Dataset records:

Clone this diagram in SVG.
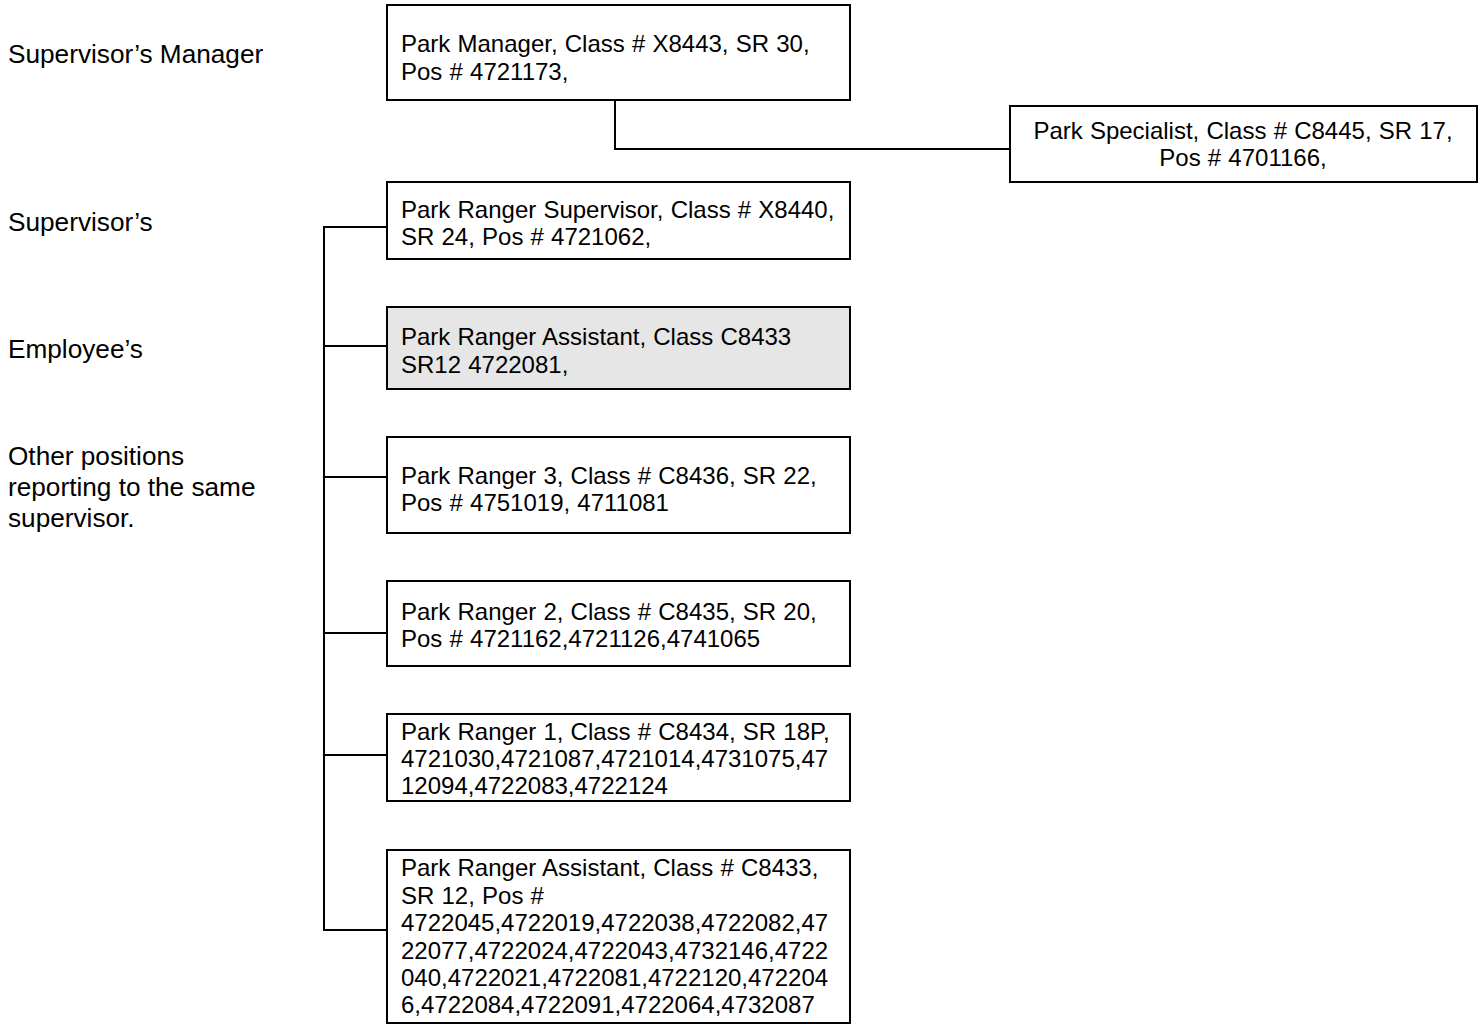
<svg xmlns="http://www.w3.org/2000/svg" width="1480" height="1024" viewBox="0 0 1480 1024">
<style>
.box{fill:#ffffff;stroke:#000000;stroke-width:2}
.gray{fill:#e6e6e6}
.t{font-family:"Liberation Sans",Arial,sans-serif;font-size:24px;word-spacing:0.5px;fill:#000000}
.lbl{font-family:"Liberation Sans",Arial,sans-serif;font-size:26.2px;fill:#000000}
.c{text-anchor:middle}
.conn{fill:none;stroke:#000000;stroke-width:2}
</style>
<rect width="1480" height="1024" fill="#ffffff"/>
<g id="labels">
<text class="lbl" x="8" y="63">Supervisor’s Manager</text>
<text class="lbl" x="8" y="231">Supervisor’s</text>
<text class="lbl" x="8" y="358">Employee’s</text>
<text class="lbl" x="8" y="465">Other positions</text>
<text class="lbl" x="8" y="496">reporting to the same</text>
<text class="lbl" x="8" y="527">supervisor.</text>
</g>
<g id="connectors">
<path class="conn" d="M615,100 V149 H1010"/>
<path class="conn" d="M387,227 H324 V930 H387"/>
<path class="conn" d="M324,346 H387"/>
<path class="conn" d="M324,477 H387"/>
<path class="conn" d="M324,633 H387"/>
<path class="conn" d="M324,755 H387"/>
</g>
<g id="manager">
<rect class="box" x="387" y="5" width="463" height="95"/>
<text class="t" x="401" y="52">Park Manager, Class # X8443, SR 30,</text>
<text class="t" x="401" y="80">Pos # 4721173,</text>
</g>
<g id="specialist">
<rect class="box" x="1010" y="106" width="467" height="76"/>
<text class="t c" x="1243" y="139">Park Specialist, Class # C8445, SR 17,</text>
<text class="t c" x="1243" y="166">Pos # 4701166,</text>
</g>
<g id="supervisor">
<rect class="box" x="387" y="182" width="463" height="77"/>
<text class="t" x="401" y="218">Park Ranger Supervisor, Class # X8440,</text>
<text class="t" x="401" y="245">SR 24, Pos # 4721062,</text>
</g>
<g id="employee">
<rect class="box gray" x="387" y="307" width="463" height="82"/>
<text class="t" x="401" y="345">Park Ranger Assistant, Class C8433</text>
<text class="t" x="401" y="373">SR12 4722081,</text>
</g>
<g id="ranger3">
<rect class="box" x="387" y="437" width="463" height="96"/>
<text class="t" x="401" y="484">Park Ranger 3, Class # C8436, SR 22,</text>
<text class="t" x="401" y="511">Pos # 4751019, 4711081</text>
</g>
<g id="ranger2">
<rect class="box" x="387" y="581" width="463" height="85"/>
<text class="t" x="401" y="620">Park Ranger 2, Class # C8435, SR 20,</text>
<text class="t" x="401" y="647">Pos # 4721162,4721126,4741065</text>
</g>
<g id="ranger1">
<rect class="box" x="387" y="714" width="463" height="87"/>
<text class="t" x="401" y="740">Park Ranger 1, Class # C8434, SR 18P,</text>
<text class="t" x="401" y="767">4721030,4721087,4721014,4731075,47</text>
<text class="t" x="401" y="794">12094,4722083,4722124</text>
</g>
<g id="assistants">
<rect class="box" x="387" y="850" width="463" height="173"/>
<text class="t" x="401" y="876">Park Ranger Assistant, Class # C8433,</text>
<text class="t" x="401" y="904">SR 12, Pos #</text>
<text class="t" x="401" y="931">4722045,4722019,4722038,4722082,47</text>
<text class="t" x="401" y="959">22077,4722024,4722043,4732146,4722</text>
<text class="t" x="401" y="986">040,4722021,4722081,4722120,472204</text>
<text class="t" x="401" y="1013">6,4722084,4722091,4722064,4732087</text>
</g>
</svg>
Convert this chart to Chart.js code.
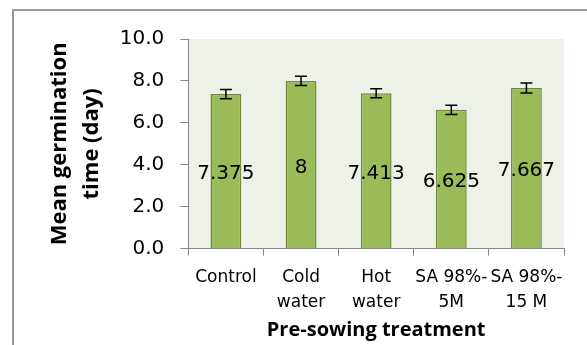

* **Challenge**
Quote the material in full and exactly; do not carry over its pictures.

* **Finished task**
Clone this diagram in SVG.
<svg xmlns="http://www.w3.org/2000/svg" width="1480" height="1024" viewBox="0 0 1480 1024">
<style>
.box{fill:#ffffff;stroke:#000000;stroke-width:2}
.gray{fill:#e6e6e6}
.t{font-family:"Liberation Sans",Arial,sans-serif;font-size:24px;word-spacing:0.5px;fill:#000000}
.lbl{font-family:"Liberation Sans",Arial,sans-serif;font-size:26.2px;fill:#000000}
.c{text-anchor:middle}
.conn{fill:none;stroke:#000000;stroke-width:2}
</style>
<rect width="1480" height="1024" fill="#ffffff"/>
<g id="labels">
<text class="lbl" x="8" y="63">Supervisor’s Manager</text>
<text class="lbl" x="8" y="231">Supervisor’s</text>
<text class="lbl" x="8" y="358">Employee’s</text>
<text class="lbl" x="8" y="465">Other positions</text>
<text class="lbl" x="8" y="496">reporting to the same</text>
<text class="lbl" x="8" y="527">supervisor.</text>
</g>
<g id="connectors">
<path class="conn" d="M615,100 V149 H1010"/>
<path class="conn" d="M387,227 H324 V930 H387"/>
<path class="conn" d="M324,346 H387"/>
<path class="conn" d="M324,477 H387"/>
<path class="conn" d="M324,633 H387"/>
<path class="conn" d="M324,755 H387"/>
</g>
<g id="manager">
<rect class="box" x="387" y="5" width="463" height="95"/>
<text class="t" x="401" y="52">Park Manager, Class # X8443, SR 30,</text>
<text class="t" x="401" y="80">Pos # 4721173,</text>
</g>
<g id="specialist">
<rect class="box" x="1010" y="106" width="467" height="76"/>
<text class="t c" x="1243" y="139">Park Specialist, Class # C8445, SR 17,</text>
<text class="t c" x="1243" y="166">Pos # 4701166,</text>
</g>
<g id="supervisor">
<rect class="box" x="387" y="182" width="463" height="77"/>
<text class="t" x="401" y="218">Park Ranger Supervisor, Class # X8440,</text>
<text class="t" x="401" y="245">SR 24, Pos # 4721062,</text>
</g>
<g id="employee">
<rect class="box gray" x="387" y="307" width="463" height="82"/>
<text class="t" x="401" y="345">Park Ranger Assistant, Class C8433</text>
<text class="t" x="401" y="373">SR12 4722081,</text>
</g>
<g id="ranger3">
<rect class="box" x="387" y="437" width="463" height="96"/>
<text class="t" x="401" y="484">Park Ranger 3, Class # C8436, SR 22,</text>
<text class="t" x="401" y="511">Pos # 4751019, 4711081</text>
</g>
<g id="ranger2">
<rect class="box" x="387" y="581" width="463" height="85"/>
<text class="t" x="401" y="620">Park Ranger 2, Class # C8435, SR 20,</text>
<text class="t" x="401" y="647">Pos # 4721162,4721126,4741065</text>
</g>
<g id="ranger1">
<rect class="box" x="387" y="714" width="463" height="87"/>
<text class="t" x="401" y="740">Park Ranger 1, Class # C8434, SR 18P,</text>
<text class="t" x="401" y="767">4721030,4721087,4721014,4731075,47</text>
<text class="t" x="401" y="794">12094,4722083,4722124</text>
</g>
<g id="assistants">
<rect class="box" x="387" y="850" width="463" height="173"/>
<text class="t" x="401" y="876">Park Ranger Assistant, Class # C8433,</text>
<text class="t" x="401" y="904">SR 12, Pos #</text>
<text class="t" x="401" y="931">4722045,4722019,4722038,4722082,47</text>
<text class="t" x="401" y="959">22077,4722024,4722043,4732146,4722</text>
<text class="t" x="401" y="986">040,4722021,4722081,4722120,472204</text>
<text class="t" x="401" y="1013">6,4722084,4722091,4722064,4732087</text>
</g>
</svg>
Convert this chart to Chart.js code.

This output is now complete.